Sogou and Baidu are not small companies and the above looks like nuisance litigation relying on patents that would not be granted (almost) anywhere outside China. So bear in mind what China does to its own operating/producing companies. It exposes them to a lot of litigation.

“…bear in mind what China does to its own operating/producing companies. It exposes them to a lot of litigation. “Meanwhile, a Taiwanese (arguably in China, but it’s a highly political and polarising topic) company everyone knows as “HTC” celebrates this win : “ND of Cal. Dist. Ct. Held Display Patents Asserted Against HTC Were Patent Eligible under 101/Alice…”

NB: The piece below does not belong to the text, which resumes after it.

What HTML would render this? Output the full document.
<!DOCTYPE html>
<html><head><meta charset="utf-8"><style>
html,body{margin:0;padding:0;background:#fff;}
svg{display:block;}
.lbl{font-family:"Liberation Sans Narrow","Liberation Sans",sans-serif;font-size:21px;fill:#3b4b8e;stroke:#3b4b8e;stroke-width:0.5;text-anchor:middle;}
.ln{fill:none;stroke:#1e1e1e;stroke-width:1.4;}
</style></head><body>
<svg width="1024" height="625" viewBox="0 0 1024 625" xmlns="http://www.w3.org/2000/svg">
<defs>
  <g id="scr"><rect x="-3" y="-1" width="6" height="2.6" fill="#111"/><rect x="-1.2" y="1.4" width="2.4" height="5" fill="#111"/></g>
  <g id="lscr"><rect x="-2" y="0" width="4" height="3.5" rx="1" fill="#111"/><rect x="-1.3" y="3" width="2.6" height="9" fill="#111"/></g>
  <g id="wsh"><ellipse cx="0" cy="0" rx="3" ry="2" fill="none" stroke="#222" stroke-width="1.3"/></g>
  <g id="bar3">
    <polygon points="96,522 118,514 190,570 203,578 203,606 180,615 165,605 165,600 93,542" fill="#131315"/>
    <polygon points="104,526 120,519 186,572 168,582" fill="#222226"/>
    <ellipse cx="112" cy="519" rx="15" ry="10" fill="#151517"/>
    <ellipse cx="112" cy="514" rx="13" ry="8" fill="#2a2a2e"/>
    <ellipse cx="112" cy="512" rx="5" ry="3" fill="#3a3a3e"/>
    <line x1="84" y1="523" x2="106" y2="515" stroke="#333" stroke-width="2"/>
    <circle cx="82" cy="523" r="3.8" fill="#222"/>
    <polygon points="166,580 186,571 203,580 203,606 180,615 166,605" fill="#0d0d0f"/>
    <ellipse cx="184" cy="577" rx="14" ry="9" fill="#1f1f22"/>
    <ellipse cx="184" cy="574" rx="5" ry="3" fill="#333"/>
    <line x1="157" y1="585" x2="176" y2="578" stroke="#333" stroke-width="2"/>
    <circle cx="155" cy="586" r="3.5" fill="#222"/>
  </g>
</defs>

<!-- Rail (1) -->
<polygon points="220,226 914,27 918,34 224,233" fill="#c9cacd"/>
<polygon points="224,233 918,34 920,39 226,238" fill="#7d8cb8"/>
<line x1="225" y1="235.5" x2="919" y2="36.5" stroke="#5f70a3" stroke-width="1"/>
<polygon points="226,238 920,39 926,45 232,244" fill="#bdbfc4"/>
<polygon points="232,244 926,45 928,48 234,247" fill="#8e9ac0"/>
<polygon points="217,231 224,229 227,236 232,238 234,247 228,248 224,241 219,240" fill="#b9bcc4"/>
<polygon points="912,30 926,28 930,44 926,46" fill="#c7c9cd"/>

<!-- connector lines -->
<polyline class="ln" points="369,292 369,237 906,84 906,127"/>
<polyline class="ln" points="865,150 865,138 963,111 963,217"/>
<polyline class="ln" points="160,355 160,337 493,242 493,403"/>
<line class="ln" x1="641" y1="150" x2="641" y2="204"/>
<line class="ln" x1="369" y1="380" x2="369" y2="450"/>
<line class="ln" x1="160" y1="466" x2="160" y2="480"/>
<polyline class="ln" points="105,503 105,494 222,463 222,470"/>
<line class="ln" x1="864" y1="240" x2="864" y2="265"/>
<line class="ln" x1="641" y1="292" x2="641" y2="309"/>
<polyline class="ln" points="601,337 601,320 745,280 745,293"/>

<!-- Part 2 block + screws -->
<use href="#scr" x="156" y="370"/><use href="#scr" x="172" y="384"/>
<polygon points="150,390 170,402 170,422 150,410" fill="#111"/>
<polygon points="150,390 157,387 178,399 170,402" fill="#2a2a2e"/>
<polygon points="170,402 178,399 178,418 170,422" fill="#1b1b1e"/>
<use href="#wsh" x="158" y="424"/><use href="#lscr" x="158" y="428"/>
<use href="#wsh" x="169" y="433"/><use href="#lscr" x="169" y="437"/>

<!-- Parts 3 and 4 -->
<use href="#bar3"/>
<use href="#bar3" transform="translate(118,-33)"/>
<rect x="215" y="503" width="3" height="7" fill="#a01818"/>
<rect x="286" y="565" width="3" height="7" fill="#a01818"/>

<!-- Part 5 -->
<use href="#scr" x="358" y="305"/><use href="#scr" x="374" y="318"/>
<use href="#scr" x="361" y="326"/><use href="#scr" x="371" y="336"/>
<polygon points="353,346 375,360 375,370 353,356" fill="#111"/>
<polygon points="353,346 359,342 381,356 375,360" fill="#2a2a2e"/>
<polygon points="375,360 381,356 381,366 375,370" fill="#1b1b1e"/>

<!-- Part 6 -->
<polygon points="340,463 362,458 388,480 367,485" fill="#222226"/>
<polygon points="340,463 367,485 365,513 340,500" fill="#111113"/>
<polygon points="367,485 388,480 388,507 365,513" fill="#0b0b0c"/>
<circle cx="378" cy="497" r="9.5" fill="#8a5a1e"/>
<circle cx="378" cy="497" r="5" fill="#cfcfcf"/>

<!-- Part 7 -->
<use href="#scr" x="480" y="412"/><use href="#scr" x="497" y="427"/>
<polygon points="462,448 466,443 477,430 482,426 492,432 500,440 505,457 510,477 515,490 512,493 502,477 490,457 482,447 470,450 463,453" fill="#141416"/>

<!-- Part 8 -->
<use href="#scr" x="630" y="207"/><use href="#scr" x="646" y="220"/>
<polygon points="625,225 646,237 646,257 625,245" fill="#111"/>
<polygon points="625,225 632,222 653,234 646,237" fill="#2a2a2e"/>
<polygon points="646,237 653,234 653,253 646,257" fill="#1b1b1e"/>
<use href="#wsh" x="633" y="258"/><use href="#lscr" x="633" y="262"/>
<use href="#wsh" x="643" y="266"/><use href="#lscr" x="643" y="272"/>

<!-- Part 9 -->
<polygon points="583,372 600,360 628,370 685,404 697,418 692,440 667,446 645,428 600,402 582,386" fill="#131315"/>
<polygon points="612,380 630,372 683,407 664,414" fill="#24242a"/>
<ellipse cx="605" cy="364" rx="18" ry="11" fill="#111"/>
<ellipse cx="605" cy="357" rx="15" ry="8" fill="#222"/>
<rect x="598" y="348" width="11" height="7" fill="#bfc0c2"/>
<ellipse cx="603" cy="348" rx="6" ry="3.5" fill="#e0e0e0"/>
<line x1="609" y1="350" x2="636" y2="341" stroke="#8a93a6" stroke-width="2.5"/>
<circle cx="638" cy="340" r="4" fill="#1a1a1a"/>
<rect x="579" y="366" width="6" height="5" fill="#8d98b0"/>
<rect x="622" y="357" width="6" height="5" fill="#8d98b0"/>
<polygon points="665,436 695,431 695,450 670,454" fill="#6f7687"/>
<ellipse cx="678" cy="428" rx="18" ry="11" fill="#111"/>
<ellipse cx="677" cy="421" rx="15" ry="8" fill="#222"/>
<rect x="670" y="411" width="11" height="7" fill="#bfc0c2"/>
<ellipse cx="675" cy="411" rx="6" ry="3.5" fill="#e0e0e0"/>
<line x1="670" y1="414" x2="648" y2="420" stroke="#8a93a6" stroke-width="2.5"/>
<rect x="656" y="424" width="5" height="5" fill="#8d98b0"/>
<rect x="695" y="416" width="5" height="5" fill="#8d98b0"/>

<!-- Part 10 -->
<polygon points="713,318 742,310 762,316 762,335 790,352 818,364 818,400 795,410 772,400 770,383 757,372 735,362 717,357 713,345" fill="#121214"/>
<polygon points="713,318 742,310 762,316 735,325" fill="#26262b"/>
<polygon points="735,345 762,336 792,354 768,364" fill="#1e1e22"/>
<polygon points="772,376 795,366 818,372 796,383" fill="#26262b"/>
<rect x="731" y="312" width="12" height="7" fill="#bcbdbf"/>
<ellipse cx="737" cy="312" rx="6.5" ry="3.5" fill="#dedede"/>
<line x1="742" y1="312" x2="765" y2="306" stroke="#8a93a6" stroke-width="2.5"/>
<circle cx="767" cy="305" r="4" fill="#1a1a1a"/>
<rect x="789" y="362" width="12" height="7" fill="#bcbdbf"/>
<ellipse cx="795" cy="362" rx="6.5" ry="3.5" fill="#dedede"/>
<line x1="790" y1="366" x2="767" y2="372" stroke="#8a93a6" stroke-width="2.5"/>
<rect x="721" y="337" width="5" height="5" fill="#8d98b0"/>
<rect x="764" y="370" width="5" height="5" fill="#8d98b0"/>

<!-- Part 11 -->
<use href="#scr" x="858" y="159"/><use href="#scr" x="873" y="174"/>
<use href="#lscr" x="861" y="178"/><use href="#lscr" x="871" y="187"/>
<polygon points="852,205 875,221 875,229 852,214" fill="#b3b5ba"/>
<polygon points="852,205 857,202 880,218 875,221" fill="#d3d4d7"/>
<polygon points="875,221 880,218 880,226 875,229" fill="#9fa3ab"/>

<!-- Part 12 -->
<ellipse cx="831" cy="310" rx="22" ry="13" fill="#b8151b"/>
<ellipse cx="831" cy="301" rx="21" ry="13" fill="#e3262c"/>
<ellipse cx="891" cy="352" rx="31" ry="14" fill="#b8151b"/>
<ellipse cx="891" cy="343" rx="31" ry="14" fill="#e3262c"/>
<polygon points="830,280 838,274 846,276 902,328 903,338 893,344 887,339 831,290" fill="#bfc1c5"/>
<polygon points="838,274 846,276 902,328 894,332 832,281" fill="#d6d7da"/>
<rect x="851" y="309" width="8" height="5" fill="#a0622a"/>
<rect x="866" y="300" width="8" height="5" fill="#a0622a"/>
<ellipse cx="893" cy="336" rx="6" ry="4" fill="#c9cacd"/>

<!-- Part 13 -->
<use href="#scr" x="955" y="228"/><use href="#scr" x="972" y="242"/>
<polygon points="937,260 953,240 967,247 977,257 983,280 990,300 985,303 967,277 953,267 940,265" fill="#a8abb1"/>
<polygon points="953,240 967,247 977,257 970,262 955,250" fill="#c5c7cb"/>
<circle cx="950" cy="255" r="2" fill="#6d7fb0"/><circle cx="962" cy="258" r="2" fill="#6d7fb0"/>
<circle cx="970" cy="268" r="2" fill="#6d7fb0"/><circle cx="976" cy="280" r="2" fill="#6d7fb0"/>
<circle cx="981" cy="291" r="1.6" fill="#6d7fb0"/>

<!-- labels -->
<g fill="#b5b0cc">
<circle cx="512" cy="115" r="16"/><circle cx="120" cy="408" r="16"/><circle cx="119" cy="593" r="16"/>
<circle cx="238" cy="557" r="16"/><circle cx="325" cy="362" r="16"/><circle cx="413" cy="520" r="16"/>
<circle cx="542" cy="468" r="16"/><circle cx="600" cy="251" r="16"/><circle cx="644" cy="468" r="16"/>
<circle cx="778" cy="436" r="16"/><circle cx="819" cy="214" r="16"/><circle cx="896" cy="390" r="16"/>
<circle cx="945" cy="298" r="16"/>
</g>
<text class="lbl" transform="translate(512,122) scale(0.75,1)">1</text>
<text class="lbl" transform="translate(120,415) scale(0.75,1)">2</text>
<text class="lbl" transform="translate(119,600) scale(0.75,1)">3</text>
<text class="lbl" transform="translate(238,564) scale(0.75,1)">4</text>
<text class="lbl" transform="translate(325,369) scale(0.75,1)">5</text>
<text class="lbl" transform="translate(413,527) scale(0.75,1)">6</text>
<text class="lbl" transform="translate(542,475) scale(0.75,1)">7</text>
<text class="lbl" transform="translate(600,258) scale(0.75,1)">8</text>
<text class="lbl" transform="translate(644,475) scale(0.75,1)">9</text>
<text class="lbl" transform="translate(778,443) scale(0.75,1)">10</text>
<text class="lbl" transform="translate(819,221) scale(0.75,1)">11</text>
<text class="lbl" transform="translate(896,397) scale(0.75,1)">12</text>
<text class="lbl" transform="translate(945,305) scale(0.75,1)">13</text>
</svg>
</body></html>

The same sort of caselaw that would have rendered all Chinese software patents invalid overnight. HTC was also mentioned this week in relation to Local Intelligence, LLC v HTC America, Inc. et al (US parasite against a Taiwanese company that operates in the US). The court ruled, perhaps incorrectly, that surveillance patents are not invalid under 35 U.S.C. § 101 (even though it seems like software patents). The district courts, however, are known for not being as strict as CAFC. The Docket Report put it concisely as follows:

The court denied defendant’s motion to dismiss on the ground that plaintiff’s patent for displaying location-relevant communications on a phone encompassed unpatentable subject matter because the asserted claims were not directed toward an abstract idea.

Shall HTC appeal, it’s still possible that this lawsuit will go away. But if this was in China, there would be no § 101 equivalent for HTC to rely on. China has become a much riskier market to operate in. HTC can probably take a lot more of its manufacturing back to Taipei (or New Taipei). China has already driven away Korean companies like LG, which like most Taiwanese/Japanese/Korean companies did its manufacturing in mainland China. Has China’s forever-ruling party thought about the full implications of such patent policies? Look no further than the Eastern District of Texas in the US. After TC Heartland it has become a massive liability to have any form of business operations there; having even a small branch there would cause a company to risk many lawsuits in notorious courts. And as we explained 3 days ago, "China became the Eastern District of Texas".